**What you are asked to do:**
Word for word, quote all of the material, omitting the pictures.

**Dataset content:**

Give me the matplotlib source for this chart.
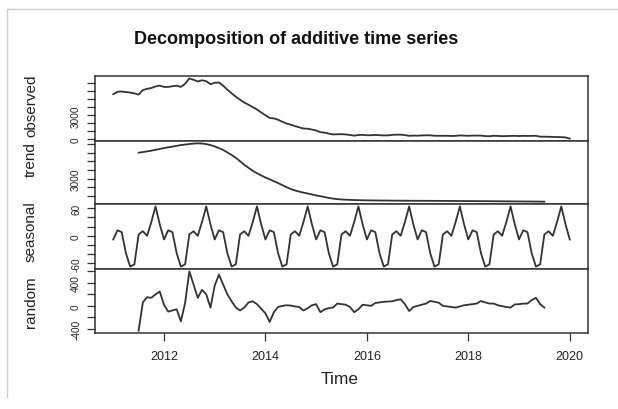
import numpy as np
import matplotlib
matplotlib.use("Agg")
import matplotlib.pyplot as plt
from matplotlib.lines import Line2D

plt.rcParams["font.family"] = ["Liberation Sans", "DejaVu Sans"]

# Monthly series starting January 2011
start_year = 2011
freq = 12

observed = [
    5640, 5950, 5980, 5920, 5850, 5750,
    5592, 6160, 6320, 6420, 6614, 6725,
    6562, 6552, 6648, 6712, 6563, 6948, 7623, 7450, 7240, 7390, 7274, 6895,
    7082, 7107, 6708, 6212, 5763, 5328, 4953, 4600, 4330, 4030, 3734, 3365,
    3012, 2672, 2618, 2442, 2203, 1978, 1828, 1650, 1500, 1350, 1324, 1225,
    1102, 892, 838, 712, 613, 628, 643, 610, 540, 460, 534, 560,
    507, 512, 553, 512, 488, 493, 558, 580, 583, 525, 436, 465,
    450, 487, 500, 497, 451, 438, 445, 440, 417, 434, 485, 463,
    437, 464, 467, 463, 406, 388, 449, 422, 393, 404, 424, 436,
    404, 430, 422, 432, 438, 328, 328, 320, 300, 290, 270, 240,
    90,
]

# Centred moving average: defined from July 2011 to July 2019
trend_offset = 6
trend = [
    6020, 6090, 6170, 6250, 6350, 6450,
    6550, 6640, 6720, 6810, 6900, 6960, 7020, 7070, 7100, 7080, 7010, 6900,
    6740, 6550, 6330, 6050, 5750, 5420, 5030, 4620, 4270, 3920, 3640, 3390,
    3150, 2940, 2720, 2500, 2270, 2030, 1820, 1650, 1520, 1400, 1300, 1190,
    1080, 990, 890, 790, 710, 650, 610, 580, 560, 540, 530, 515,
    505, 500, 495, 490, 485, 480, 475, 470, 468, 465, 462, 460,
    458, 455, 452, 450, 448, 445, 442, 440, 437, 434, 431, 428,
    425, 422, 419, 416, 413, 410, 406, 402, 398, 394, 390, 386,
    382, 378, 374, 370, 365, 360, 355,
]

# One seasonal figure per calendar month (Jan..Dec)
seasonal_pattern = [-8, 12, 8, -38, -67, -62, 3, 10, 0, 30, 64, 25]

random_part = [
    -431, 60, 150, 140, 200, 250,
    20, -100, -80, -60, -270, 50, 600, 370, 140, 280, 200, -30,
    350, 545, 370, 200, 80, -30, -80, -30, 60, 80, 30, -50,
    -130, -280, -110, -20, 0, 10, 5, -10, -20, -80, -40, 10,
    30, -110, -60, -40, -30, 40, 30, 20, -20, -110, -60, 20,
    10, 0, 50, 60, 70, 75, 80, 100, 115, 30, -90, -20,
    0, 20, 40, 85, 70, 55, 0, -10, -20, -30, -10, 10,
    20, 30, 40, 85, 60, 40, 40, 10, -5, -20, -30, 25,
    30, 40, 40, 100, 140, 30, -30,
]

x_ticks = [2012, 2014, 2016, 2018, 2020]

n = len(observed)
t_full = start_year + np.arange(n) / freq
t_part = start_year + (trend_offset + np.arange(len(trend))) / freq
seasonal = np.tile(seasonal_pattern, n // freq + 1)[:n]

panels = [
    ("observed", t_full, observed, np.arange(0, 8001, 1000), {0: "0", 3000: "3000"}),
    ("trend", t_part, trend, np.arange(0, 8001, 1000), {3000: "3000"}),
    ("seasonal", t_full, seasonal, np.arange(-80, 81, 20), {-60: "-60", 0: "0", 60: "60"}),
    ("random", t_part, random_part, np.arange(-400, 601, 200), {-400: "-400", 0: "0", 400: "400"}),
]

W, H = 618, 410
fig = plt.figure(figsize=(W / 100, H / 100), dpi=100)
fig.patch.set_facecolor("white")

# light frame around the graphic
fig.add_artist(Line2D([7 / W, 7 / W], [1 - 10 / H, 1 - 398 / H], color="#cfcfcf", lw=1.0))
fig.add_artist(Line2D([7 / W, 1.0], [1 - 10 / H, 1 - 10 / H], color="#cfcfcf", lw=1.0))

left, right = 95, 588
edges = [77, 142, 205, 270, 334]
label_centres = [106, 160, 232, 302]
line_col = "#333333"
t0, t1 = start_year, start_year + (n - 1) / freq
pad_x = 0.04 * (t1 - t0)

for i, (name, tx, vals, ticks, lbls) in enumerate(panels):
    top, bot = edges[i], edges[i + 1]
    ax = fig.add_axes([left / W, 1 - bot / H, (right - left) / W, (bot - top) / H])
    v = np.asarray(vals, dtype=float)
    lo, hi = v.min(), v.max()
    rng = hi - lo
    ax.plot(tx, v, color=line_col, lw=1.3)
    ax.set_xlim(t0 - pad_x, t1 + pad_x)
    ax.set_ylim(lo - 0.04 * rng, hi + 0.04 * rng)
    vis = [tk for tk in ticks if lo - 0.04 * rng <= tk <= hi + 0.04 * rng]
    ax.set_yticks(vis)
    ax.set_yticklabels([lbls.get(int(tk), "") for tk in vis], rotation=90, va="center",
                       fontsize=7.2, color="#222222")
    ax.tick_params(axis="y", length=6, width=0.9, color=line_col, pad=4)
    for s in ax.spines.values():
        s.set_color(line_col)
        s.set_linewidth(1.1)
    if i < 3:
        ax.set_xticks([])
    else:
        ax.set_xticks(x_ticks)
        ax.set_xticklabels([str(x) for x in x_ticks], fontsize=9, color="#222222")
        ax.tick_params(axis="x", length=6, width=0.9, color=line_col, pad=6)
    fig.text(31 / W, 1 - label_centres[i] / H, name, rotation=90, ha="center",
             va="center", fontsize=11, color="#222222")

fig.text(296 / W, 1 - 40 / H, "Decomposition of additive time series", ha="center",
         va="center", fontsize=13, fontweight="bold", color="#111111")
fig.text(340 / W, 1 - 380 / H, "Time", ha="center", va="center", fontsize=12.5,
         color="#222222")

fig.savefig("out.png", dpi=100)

**Result for this task:**
Give me the matplotlib source for this chart.
import numpy as np
import matplotlib
matplotlib.use("Agg")
import matplotlib.pyplot as plt
from matplotlib.lines import Line2D

plt.rcParams["font.family"] = ["Liberation Sans", "DejaVu Sans"]

# Monthly series starting January 2011
start_year = 2011
freq = 12

observed = [
    5640, 5950, 5980, 5920, 5850, 5750,
    5592, 6160, 6320, 6420, 6614, 6725,
    6562, 6552, 6648, 6712, 6563, 6948, 7623, 7450, 7240, 7390, 7274, 6895,
    7082, 7107, 6708, 6212, 5763, 5328, 4953, 4600, 4330, 4030, 3734, 3365,
    3012, 2672, 2618, 2442, 2203, 1978, 1828, 1650, 1500, 1350, 1324, 1225,
    1102, 892, 838, 712, 613, 628, 643, 610, 540, 460, 534, 560,
    507, 512, 553, 512, 488, 493, 558, 580, 583, 525, 436, 465,
    450, 487, 500, 497, 451, 438, 445, 440, 417, 434, 485, 463,
    437, 464, 467, 463, 406, 388, 449, 422, 393, 404, 424, 436,
    404, 430, 422, 432, 438, 328, 328, 320, 300, 290, 270, 240,
    90,
]

# Centred moving average: defined from July 2011 to July 2019
trend_offset = 6
trend = [
    6020, 6090, 6170, 6250, 6350, 6450,
    6550, 6640, 6720, 6810, 6900, 6960, 7020, 7070, 7100, 7080, 7010, 6900,
    6740, 6550, 6330, 6050, 5750, 5420, 5030, 4620, 4270, 3920, 3640, 3390,
    3150, 2940, 2720, 2500, 2270, 2030, 1820, 1650, 1520, 1400, 1300, 1190,
    1080, 990, 890, 790, 710, 650, 610, 580, 560, 540, 530, 515,
    505, 500, 495, 490, 485, 480, 475, 470, 468, 465, 462, 460,
    458, 455, 452, 450, 448, 445, 442, 440, 437, 434, 431, 428,
    425, 422, 419, 416, 413, 410, 406, 402, 398, 394, 390, 386,
    382, 378, 374, 370, 365, 360, 355,
]

# One seasonal figure per calendar month (Jan..Dec)
seasonal_pattern = [-8, 12, 8, -38, -67, -62, 3, 10, 0, 30, 64, 25]

random_part = [
    -431, 60, 150, 140, 200, 250,
    20, -100, -80, -60, -270, 50, 600, 370, 140, 280, 200, -30,
    350, 545, 370, 200, 80, -30, -80, -30, 60, 80, 30, -50,
    -130, -280, -110, -20, 0, 10, 5, -10, -20, -80, -40, 10,
    30, -110, -60, -40, -30, 40, 30, 20, -20, -110, -60, 20,
    10, 0, 50, 60, 70, 75, 80, 100, 115, 30, -90, -20,
    0, 20, 40, 85, 70, 55, 0, -10, -20, -30, -10, 10,
    20, 30, 40, 85, 60, 40, 40, 10, -5, -20, -30, 25,
    30, 40, 40, 100, 140, 30, -30,
]

x_ticks = [2012, 2014, 2016, 2018, 2020]

n = len(observed)
t_full = start_year + np.arange(n) / freq
t_part = start_year + (trend_offset + np.arange(len(trend))) / freq
seasonal = np.tile(seasonal_pattern, n // freq + 1)[:n]

panels = [
    ("observed", t_full, observed, np.arange(0, 8001, 1000), {0: "0", 3000: "3000"}),
    ("trend", t_part, trend, np.arange(0, 8001, 1000), {3000: "3000"}),
    ("seasonal", t_full, seasonal, np.arange(-80, 81, 20), {-60: "-60", 0: "0", 60: "60"}),
    ("random", t_part, random_part, np.arange(-400, 601, 200), {-400: "-400", 0: "0", 400: "400"}),
]

W, H = 618, 410
fig = plt.figure(figsize=(W / 100, H / 100), dpi=100)
fig.patch.set_facecolor("white")

# light frame around the graphic
fig.add_artist(Line2D([7 / W, 7 / W], [1 - 10 / H, 1 - 398 / H], color="#cfcfcf", lw=1.0))
fig.add_artist(Line2D([7 / W, 1.0], [1 - 10 / H, 1 - 10 / H], color="#cfcfcf", lw=1.0))

left, right = 95, 588
edges = [77, 142, 205, 270, 334]
label_centres = [106, 160, 232, 302]
line_col = "#333333"
t0, t1 = start_year, start_year + (n - 1) / freq
pad_x = 0.04 * (t1 - t0)

for i, (name, tx, vals, ticks, lbls) in enumerate(panels):
    top, bot = edges[i], edges[i + 1]
    ax = fig.add_axes([left / W, 1 - bot / H, (right - left) / W, (bot - top) / H])
    v = np.asarray(vals, dtype=float)
    lo, hi = v.min(), v.max()
    rng = hi - lo
    ax.plot(tx, v, color=line_col, lw=1.3)
    ax.set_xlim(t0 - pad_x, t1 + pad_x)
    ax.set_ylim(lo - 0.04 * rng, hi + 0.04 * rng)
    vis = [tk for tk in ticks if lo - 0.04 * rng <= tk <= hi + 0.04 * rng]
    ax.set_yticks(vis)
    ax.set_yticklabels([lbls.get(int(tk), "") for tk in vis], rotation=90, va="center",
                       fontsize=7.2, color="#222222")
    ax.tick_params(axis="y", length=6, width=0.9, color=line_col, pad=4)
    for s in ax.spines.values():
        s.set_color(line_col)
        s.set_linewidth(1.1)
    if i < 3:
        ax.set_xticks([])
    else:
        ax.set_xticks(x_ticks)
        ax.set_xticklabels([str(x) for x in x_ticks], fontsize=9, color="#222222")
        ax.tick_params(axis="x", length=6, width=0.9, color=line_col, pad=6)
    fig.text(31 / W, 1 - label_centres[i] / H, name, rotation=90, ha="center",
             va="center", fontsize=11, color="#222222")

fig.text(296 / W, 1 - 40 / H, "Decomposition of additive time series", ha="center",
         va="center", fontsize=13, fontweight="bold", color="#111111")
fig.text(340 / W, 1 - 380 / H, "Time", ha="center", va="center", fontsize=12.5,
         color="#222222")

fig.savefig("out.png", dpi=100)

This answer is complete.